接続のために空けた穴からボディ内部に入り込んでしまわないように注意。
パイプは接着剤でしっかりと固定する。
第2次パテ盛り
これの全体にパテを盛りナマコブシの形を作る。
この時点で恥ずかしながら、比率通りにトゲを作ると重量オーバーすることが判明したので、とげ同士のバランスは保ちつつ、短めにデフォルメした。
水で濡らした指でパテの表面を滑らかに整える。
形状仕上げ+軽量化
そして重量を満たせるまでひたすら計量化。
結局表面の削りだけではどうしようもなかったので、シャーシのフレームシャーシ化+シャーシ接続部に穴を空け大幅に軽くする。シャーシ接続部に開けた穴から工具を入れて中からも削った。
その後「神ヤスの240」を使って表面をなるべく滑らかになるよう削り上げた。
顔堀り
文字通り顔を決める一番重要なパート(・大・)。
マジックで下書きして、それを元にルーターに細いビットをつけて削る。
ナマコブシらしくするために、前回のナマコブシよりも線を細くした。
これで造形は完了。
メイキング・塗装編
今回は生物感を出すためにつや消しに挑戦。
つや消しのグレーとピンクはデフォ色には存在しないので、つやありの元色に「フラットベース」を混ぜて作る形になる。
塗装(サーフェイサー)
一度サーフェイサーを吹く。
今回は重量ギリギリ。
塗料すらなるべく減らして軽くしたいので厚塗りはせず最低限に。
グレーになると凹凸がよくわかるので、整えるように削りなおす。
削ることでサーフェイサーの細かい傷・凹みを埋める効果がよくわかる。
整えたら改めて一度サーフェイサーを吹く。
本塗り(スモークグレーっぽい部分)
乾燥後エアブラシで黒い部分を塗る。
今回はノーマルケースなのでかつて作ったフリスクケース塗装用治具もフル活用。
使用した塗料はスモークグレー(C101)+クールホワイト(GX1)、それに艶を消すためにフラットベース(なめらか・スムース)(C189)を加えた。
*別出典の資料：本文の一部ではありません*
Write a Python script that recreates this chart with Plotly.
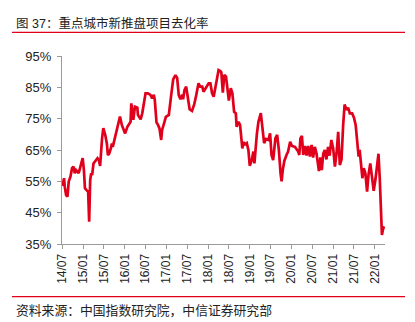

比率は適当。ナマコブシを見ながらそれっぽい色を調合する。
目と口
口を白、目をとげと同じピンク色で塗る。
色の詳細は口はクールホワイト(GX1)原色。目(とげ)は後述。
爪楊枝の先端を使って、少しずつ先に掘っておいたモールドに塗料を流し込む感じで塗っていく。
とげ
使用した塗料はマルーン(C100)+ピンク(桃)(C63)+クールホワイト(GX1)、それにフラットベース(なめらか・スムース)(C189)。
こちらも適当に調合。あまりに適当で再調合できる気がしないので、余った塗料は空き瓶に保管した。
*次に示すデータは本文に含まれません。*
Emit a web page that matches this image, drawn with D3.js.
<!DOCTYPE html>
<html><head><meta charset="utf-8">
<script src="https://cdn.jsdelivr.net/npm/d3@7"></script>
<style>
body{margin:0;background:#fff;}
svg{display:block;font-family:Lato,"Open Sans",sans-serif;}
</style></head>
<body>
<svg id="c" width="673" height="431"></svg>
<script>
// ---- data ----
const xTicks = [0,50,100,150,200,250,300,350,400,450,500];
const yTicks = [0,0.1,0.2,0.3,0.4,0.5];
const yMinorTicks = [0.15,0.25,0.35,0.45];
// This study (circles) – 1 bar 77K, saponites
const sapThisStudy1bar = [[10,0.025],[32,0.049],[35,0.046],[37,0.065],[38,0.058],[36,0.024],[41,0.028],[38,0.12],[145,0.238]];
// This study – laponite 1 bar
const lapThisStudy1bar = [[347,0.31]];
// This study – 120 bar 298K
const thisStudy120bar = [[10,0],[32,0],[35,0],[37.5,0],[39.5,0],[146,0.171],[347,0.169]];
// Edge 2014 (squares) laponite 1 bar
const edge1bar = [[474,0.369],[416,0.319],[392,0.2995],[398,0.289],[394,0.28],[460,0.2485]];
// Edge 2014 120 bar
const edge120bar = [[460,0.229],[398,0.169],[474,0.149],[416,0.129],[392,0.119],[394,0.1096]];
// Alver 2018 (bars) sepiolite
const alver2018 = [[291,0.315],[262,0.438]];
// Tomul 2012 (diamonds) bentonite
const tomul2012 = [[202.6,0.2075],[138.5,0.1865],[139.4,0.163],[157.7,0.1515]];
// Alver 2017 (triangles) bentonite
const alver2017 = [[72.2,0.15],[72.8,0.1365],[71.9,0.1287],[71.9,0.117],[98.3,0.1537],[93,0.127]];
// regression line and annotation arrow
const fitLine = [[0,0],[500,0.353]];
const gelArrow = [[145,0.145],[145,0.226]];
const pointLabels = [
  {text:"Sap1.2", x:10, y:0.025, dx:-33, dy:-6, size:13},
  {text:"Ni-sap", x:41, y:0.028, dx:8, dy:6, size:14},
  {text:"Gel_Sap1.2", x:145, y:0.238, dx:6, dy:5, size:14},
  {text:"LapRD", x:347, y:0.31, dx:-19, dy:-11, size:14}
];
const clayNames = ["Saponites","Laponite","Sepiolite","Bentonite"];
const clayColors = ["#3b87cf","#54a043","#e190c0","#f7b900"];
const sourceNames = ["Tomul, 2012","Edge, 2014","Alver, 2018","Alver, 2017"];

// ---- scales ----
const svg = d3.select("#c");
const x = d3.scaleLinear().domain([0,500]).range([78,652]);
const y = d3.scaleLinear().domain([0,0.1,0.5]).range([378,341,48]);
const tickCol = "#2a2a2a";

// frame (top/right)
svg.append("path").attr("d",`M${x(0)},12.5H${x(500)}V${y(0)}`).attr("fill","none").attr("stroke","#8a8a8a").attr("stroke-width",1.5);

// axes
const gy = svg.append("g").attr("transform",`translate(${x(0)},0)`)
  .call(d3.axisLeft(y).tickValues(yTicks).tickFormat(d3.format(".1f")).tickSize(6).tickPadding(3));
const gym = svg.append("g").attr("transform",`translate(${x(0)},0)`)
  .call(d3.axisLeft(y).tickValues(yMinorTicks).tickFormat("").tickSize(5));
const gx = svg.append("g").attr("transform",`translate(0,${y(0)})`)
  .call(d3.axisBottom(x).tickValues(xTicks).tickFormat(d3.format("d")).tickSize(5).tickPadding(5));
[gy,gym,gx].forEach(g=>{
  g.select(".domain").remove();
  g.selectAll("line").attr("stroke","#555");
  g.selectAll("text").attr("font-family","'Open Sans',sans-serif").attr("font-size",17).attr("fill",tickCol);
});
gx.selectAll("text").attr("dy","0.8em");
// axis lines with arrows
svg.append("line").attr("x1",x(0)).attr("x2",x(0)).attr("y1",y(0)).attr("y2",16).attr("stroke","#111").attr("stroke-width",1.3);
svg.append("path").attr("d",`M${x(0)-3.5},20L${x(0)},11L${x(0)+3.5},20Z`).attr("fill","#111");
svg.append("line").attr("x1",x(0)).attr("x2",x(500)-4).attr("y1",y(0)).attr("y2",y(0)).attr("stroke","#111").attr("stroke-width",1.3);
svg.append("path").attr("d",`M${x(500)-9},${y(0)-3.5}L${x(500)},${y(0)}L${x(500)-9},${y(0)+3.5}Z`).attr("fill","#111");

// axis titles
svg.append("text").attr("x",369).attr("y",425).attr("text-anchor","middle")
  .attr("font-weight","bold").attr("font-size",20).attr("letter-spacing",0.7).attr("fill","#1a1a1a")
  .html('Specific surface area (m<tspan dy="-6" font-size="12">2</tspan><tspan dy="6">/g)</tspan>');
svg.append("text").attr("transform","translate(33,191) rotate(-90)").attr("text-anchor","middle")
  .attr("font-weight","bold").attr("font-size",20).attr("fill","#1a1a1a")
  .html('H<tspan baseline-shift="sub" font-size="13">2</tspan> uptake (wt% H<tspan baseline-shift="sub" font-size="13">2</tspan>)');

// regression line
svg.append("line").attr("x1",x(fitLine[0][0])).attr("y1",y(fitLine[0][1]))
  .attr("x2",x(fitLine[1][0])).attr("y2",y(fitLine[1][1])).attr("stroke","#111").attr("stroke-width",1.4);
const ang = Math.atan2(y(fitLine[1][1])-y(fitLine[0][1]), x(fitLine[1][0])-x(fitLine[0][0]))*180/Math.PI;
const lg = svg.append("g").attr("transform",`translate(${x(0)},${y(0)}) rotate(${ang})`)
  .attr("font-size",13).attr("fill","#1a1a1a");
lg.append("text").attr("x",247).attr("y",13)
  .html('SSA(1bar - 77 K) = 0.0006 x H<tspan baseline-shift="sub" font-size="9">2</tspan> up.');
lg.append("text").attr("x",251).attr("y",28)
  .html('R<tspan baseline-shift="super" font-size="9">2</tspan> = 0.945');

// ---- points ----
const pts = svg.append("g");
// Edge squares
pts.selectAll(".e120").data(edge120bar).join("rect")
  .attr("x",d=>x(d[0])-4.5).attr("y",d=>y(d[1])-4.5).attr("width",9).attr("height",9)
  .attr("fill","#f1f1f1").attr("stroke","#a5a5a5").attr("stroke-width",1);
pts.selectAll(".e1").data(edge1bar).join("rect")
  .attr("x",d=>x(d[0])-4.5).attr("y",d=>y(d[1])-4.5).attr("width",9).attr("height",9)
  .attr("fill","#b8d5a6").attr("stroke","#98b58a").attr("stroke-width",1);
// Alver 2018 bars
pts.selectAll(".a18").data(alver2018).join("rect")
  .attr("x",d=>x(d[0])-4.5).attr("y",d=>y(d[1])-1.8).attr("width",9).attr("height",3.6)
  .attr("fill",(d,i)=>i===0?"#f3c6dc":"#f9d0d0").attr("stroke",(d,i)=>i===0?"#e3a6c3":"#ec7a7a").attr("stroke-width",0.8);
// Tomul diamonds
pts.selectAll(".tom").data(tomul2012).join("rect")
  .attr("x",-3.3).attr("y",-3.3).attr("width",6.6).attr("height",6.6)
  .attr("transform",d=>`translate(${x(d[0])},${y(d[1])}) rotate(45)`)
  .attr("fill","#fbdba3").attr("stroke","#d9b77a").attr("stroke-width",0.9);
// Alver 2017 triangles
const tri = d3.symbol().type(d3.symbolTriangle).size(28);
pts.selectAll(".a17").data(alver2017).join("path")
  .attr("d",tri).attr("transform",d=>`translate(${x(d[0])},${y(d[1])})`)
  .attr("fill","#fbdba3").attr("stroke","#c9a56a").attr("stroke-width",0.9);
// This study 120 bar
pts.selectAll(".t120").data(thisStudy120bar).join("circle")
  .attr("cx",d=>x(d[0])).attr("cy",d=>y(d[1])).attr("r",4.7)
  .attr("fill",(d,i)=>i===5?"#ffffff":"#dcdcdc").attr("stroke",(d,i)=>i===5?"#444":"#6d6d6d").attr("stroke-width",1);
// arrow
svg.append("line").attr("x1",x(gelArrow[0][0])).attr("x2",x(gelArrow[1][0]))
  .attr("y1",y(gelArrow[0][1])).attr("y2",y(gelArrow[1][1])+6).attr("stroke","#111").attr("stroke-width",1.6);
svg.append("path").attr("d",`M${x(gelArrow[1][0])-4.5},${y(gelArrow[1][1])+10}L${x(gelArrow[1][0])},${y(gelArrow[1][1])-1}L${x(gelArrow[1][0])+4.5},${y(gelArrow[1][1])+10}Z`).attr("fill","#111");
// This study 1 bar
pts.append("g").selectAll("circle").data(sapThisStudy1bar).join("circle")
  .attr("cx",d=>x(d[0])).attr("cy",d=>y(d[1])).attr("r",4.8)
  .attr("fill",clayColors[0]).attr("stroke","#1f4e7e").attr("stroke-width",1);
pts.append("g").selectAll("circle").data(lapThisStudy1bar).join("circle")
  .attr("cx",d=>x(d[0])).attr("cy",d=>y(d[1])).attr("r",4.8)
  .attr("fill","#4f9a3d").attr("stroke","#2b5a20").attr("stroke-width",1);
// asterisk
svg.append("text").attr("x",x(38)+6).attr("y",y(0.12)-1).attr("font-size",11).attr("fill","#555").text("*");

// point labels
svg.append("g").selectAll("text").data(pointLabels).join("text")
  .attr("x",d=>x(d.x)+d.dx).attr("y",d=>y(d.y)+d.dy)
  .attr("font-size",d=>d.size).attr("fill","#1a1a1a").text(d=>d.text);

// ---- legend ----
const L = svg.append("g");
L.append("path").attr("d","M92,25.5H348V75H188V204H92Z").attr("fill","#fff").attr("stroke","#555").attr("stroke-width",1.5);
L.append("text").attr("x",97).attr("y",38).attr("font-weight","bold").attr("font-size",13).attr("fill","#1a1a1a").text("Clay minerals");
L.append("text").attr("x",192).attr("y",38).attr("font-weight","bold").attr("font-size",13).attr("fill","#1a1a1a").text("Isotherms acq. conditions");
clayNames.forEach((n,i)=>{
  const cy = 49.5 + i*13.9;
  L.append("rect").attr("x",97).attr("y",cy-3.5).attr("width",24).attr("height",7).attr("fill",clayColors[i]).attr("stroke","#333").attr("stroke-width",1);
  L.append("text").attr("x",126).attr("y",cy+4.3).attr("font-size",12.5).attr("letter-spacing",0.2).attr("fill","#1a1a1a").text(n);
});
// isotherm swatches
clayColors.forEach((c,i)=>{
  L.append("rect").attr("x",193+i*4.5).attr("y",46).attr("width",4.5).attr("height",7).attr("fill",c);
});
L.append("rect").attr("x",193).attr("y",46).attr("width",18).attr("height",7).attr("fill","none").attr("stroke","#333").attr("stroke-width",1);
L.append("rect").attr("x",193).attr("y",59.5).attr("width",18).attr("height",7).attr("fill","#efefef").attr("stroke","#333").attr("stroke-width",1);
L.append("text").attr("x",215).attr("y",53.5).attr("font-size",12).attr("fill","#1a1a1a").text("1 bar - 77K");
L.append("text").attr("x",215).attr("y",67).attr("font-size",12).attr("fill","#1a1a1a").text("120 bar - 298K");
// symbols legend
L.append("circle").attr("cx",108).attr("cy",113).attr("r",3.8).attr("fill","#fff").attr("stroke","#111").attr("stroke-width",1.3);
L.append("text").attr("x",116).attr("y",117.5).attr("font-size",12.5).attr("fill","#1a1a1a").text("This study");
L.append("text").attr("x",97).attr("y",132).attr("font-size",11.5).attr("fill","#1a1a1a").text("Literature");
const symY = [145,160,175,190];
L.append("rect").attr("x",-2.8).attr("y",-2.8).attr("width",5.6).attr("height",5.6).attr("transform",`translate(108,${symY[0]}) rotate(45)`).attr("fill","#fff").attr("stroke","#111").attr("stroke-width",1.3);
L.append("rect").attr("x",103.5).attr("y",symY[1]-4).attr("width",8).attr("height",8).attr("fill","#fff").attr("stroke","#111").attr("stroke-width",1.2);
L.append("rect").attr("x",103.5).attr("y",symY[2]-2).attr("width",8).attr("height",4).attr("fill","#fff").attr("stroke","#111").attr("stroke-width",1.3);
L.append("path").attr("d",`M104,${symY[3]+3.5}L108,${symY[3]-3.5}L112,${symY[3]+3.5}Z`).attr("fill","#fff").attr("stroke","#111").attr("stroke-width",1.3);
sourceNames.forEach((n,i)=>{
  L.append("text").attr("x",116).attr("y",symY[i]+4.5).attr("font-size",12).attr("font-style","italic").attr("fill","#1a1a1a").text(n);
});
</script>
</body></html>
形状が形状だけにマスキングする自信が無かったので、トゲは筆塗り。
これで完了という最後のパート。
ここで事件は起きた。
とげの塗料をエアブラシ用レベルに薄めてしまったため、垂れてせっかく塗った黒い部分が剥がれてしまった。
飾ることメインの模型ならば、塗り直すのが正しいんだろうけど、フリックスはぶつけ合って遊ぶもの。綺麗に塗っても実戦を重ねるうちにやがては剥げてしまう。
なので、割り切って剥げた部分を筆塗でごまかして・・・
遂に完成!!
まとめと反省
・エポキシパテを削ると予想以上に粉が飛ぶ。
・削りだし作業は割と無心になれる。
・ABS造形で大きいフリックスを作る場合、事前の重量見積りはした方が無難。
・フラットベースの艶消し効果は絶大。
・筆塗の時は塗料はたれない程度に濃いめにする。
・最後だからと油断しない。
・ナマコブシはやっぱりかわいい。
というわけでナマコブシRのメイキングでした。